他在德国的北弗里斯兰看到一座灯塔。他在书上读到过关于灯塔和北海[7]的事情。他把沙漏侧过来,观察波浪的运动,然后再竖起沙漏。

他对于现代世界的了解已经趋于完整。因为他花了一百年的时间来观察世上的一天。

他听风的声音。他听那些应该被听见的声音。

“再过一辈子。”

“让它停下来。”

他走进静止的水中。

开始游起来。

39

多尔游过大西洋。他用一分钟时间完成了横渡。

他离开德国的时候是晚上七点零二分。抵达曼哈顿的时候是下午一点零三分。理论上讲,或者相对于我们的钟表,他在时间上倒游了回去。

在水中前行的时候——对他而言,寒冷和疲劳都是不存在的——他的思绪在漫游,他想到了他经历过的事情,还有那些他没有来得及说再见的亲人,那些已经逝去了几千年的人。他的父亲,母亲。他的孩子。

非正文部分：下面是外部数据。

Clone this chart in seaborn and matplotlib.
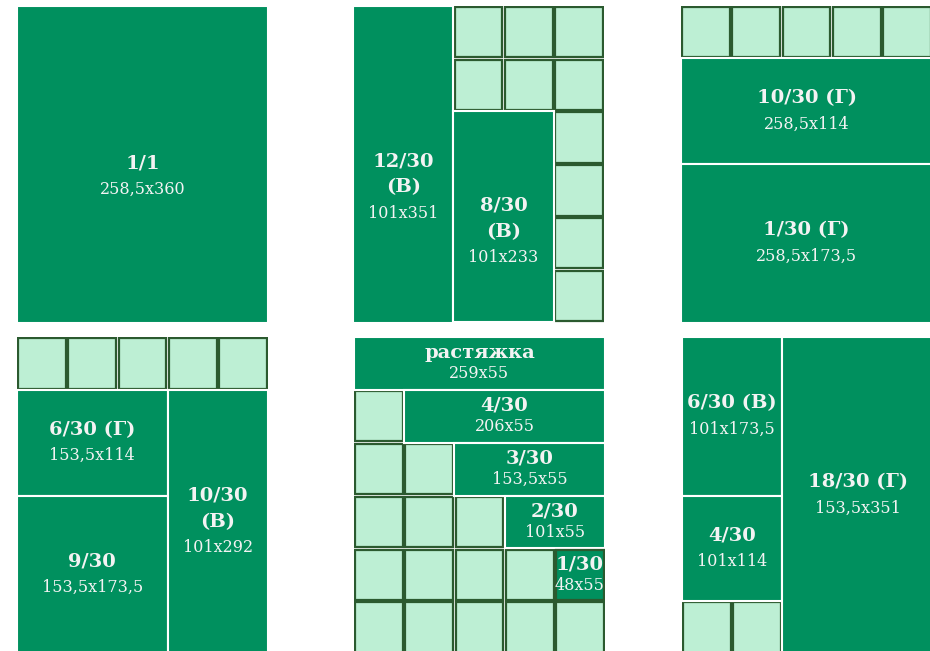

他深爱着的妻子。

完成你的旅程,你就将得到答案。

他不知道答案什么时候出现。他不知道他会明白什么。在海洋中划开双手游向对岸的过程中,他最大的困惑是,他还会不会像其他所有人那样,终究要去面对死亡的来临。

到达彼岸后,多尔在一个船码头上了岸。

一个戴着帽子,留着厚厚胡须茬的码头工人拦住他。“嗨,见鬼了,伙计,你……”

但他没有能够把话说完。

多尔侧过沙漏。他注视着远方高楼林立的天际线,意识到自己到了一个最最奇怪的地方。

远方的纽约市,是一个无法想象的大都会,

虽然多尔在欧洲花了一百年的时间去研究,他仍旧被纽约震撼了。高楼鳞次栉比,而且其间的空隙小得惊人。还有人流的那种密集程度!街口聚集的人,商店门口涌进涌出的人。就算多尔把整个城市的运转停下来,他发现自己还是很难在人群中自如穿梭。